(Code that draws figures)
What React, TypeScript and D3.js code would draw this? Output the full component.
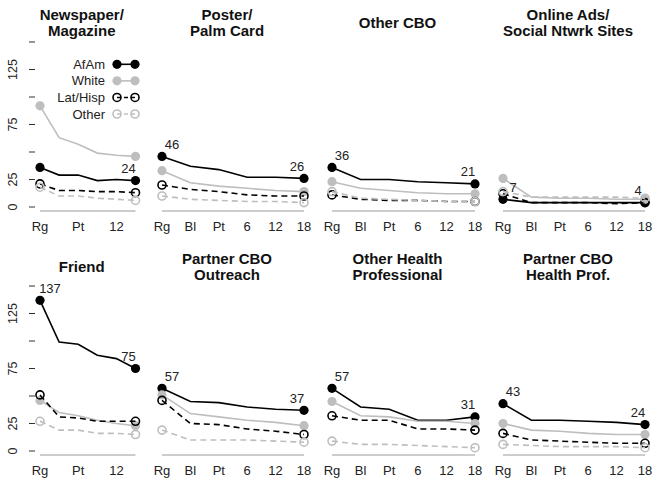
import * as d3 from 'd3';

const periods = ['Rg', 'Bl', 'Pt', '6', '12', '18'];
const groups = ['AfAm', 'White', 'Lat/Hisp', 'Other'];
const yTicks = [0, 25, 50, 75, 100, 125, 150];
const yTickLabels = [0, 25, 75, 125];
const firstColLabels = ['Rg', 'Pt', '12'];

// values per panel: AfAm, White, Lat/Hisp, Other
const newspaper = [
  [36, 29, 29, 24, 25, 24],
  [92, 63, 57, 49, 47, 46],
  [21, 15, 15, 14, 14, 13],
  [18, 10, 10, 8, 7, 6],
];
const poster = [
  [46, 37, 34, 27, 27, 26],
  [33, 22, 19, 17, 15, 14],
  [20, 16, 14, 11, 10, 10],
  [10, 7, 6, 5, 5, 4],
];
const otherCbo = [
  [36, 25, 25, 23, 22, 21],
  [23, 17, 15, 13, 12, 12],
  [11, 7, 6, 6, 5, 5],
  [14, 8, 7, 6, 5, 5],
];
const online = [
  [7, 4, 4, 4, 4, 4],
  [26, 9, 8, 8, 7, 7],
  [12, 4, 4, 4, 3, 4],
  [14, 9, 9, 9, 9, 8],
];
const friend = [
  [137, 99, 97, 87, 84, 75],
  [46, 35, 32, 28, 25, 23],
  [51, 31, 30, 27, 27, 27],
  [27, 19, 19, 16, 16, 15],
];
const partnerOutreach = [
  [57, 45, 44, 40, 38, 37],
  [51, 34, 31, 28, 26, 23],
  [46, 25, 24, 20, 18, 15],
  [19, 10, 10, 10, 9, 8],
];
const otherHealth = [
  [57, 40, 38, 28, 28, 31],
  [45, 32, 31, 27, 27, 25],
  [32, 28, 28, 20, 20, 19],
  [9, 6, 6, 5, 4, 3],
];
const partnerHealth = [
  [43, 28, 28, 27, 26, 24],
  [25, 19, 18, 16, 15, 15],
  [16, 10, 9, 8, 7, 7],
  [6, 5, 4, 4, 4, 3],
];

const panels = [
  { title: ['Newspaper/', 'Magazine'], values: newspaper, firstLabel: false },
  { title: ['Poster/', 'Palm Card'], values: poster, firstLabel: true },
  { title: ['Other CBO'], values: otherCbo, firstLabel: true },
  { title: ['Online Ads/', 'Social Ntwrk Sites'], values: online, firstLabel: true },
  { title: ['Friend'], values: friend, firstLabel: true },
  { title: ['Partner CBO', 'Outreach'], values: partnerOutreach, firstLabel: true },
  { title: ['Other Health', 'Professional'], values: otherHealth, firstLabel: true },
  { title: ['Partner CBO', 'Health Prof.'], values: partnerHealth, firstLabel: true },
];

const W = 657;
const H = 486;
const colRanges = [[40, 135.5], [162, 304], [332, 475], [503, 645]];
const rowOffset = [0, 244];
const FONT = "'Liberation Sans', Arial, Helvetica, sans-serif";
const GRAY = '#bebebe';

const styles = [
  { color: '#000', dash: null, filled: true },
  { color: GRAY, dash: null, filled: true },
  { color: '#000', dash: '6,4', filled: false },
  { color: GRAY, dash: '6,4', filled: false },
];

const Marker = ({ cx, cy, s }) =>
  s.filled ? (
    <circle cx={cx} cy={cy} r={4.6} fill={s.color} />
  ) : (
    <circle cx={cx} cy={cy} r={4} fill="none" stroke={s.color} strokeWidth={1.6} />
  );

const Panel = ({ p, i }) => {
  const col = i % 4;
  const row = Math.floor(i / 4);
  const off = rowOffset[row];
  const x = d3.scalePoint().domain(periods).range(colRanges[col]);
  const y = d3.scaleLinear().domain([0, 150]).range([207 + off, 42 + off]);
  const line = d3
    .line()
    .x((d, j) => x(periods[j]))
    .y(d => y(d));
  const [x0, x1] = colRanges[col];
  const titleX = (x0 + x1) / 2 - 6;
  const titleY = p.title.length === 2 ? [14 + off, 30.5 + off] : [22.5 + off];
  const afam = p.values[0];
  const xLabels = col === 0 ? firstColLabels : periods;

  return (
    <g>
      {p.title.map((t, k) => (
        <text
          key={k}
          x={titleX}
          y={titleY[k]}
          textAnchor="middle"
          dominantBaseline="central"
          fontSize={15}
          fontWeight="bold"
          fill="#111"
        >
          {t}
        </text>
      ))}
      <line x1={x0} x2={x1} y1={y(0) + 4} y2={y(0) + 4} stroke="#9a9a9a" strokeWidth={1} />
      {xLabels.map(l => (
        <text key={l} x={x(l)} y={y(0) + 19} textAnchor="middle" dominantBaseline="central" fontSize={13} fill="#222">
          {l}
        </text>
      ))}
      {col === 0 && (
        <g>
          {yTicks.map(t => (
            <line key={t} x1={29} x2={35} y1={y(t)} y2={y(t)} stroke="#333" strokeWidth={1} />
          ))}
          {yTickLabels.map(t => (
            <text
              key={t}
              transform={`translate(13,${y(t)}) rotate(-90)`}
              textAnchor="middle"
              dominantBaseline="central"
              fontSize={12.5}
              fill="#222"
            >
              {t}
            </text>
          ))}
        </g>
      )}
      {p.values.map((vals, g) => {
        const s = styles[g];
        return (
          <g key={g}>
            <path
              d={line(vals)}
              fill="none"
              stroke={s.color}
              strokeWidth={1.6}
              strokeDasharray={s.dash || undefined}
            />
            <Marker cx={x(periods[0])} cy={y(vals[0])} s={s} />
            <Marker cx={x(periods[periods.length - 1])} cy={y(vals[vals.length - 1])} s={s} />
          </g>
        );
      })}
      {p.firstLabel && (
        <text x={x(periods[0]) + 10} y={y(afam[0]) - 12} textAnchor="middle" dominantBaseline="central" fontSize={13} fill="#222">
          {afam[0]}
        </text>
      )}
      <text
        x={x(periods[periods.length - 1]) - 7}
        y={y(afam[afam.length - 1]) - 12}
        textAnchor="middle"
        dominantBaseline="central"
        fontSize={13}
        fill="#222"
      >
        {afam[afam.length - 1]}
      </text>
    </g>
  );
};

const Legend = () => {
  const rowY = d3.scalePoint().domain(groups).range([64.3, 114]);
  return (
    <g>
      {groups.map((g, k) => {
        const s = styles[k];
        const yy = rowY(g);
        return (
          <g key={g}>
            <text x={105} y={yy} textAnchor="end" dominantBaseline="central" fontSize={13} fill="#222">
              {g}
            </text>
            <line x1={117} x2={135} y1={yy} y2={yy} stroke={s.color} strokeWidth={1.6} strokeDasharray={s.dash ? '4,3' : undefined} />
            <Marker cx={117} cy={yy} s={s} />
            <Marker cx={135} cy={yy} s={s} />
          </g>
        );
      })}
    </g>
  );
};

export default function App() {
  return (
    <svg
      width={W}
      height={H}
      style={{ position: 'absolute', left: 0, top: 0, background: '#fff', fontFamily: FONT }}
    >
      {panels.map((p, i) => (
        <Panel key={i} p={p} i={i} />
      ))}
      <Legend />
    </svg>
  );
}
...
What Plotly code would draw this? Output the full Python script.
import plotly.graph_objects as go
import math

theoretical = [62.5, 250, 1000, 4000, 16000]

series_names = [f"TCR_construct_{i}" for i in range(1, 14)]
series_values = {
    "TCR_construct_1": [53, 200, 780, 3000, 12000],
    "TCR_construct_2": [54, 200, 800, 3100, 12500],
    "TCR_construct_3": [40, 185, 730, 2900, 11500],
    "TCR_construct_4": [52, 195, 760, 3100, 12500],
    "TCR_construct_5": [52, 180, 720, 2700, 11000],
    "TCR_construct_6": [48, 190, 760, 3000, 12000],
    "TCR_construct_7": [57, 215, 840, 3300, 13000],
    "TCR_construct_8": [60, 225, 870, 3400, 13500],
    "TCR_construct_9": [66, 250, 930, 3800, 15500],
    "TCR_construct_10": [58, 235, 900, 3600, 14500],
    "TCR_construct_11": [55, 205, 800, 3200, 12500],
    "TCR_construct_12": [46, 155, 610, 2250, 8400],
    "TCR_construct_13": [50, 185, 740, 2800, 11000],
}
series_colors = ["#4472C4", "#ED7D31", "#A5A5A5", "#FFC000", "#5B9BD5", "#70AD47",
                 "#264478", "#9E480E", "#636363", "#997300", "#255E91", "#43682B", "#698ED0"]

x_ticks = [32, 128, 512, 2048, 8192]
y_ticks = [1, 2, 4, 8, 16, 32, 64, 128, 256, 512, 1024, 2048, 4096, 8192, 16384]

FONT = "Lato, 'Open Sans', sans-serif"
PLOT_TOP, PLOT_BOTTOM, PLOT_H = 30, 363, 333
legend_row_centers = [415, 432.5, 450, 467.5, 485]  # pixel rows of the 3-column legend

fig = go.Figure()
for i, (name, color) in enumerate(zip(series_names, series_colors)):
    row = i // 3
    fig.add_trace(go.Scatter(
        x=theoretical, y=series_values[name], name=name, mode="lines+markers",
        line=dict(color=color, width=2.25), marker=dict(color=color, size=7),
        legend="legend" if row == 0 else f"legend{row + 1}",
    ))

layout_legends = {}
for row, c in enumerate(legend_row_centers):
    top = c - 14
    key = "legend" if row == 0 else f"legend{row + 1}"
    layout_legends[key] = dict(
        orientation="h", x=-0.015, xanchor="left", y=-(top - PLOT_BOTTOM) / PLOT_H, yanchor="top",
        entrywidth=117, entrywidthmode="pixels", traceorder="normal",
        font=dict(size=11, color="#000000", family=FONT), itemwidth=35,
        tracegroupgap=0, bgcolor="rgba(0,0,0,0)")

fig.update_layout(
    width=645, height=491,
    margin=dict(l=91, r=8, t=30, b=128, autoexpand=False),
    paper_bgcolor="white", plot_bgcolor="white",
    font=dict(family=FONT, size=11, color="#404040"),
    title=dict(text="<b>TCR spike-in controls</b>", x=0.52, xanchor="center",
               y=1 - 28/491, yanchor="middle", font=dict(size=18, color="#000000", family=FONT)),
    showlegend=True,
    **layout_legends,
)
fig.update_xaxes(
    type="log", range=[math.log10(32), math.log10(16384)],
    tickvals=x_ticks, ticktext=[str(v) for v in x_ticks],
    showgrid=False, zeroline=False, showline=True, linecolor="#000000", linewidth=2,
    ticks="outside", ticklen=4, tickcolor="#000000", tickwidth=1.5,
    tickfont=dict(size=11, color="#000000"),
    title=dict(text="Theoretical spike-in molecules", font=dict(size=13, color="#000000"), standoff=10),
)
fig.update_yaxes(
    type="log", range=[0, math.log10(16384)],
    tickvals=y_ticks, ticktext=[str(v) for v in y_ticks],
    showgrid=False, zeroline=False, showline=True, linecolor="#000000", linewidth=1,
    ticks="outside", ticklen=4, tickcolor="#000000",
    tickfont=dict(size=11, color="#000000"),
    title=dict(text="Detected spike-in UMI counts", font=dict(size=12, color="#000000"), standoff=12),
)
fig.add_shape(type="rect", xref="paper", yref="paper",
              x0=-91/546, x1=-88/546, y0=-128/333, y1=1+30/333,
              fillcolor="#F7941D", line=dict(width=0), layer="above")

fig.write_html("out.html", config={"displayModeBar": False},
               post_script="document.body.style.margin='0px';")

• [What the task asks]: Print exactly the lines from the line containing "What React, TypeScript" through the line containing "const firstColLabels = ['Rg', 'Pt', '12'];", and omit any picture found among them.

• [Final result]:
What React, TypeScript and D3.js code would draw this? Output the full component.
import * as d3 from 'd3';

const periods = ['Rg', 'Bl', 'Pt', '6', '12', '18'];
const groups = ['AfAm', 'White', 'Lat/Hisp', 'Other'];
const yTicks = [0, 25, 50, 75, 100, 125, 150];
const yTickLabels = [0, 25, 75, 125];
const firstColLabels = ['Rg', 'Pt', '12'];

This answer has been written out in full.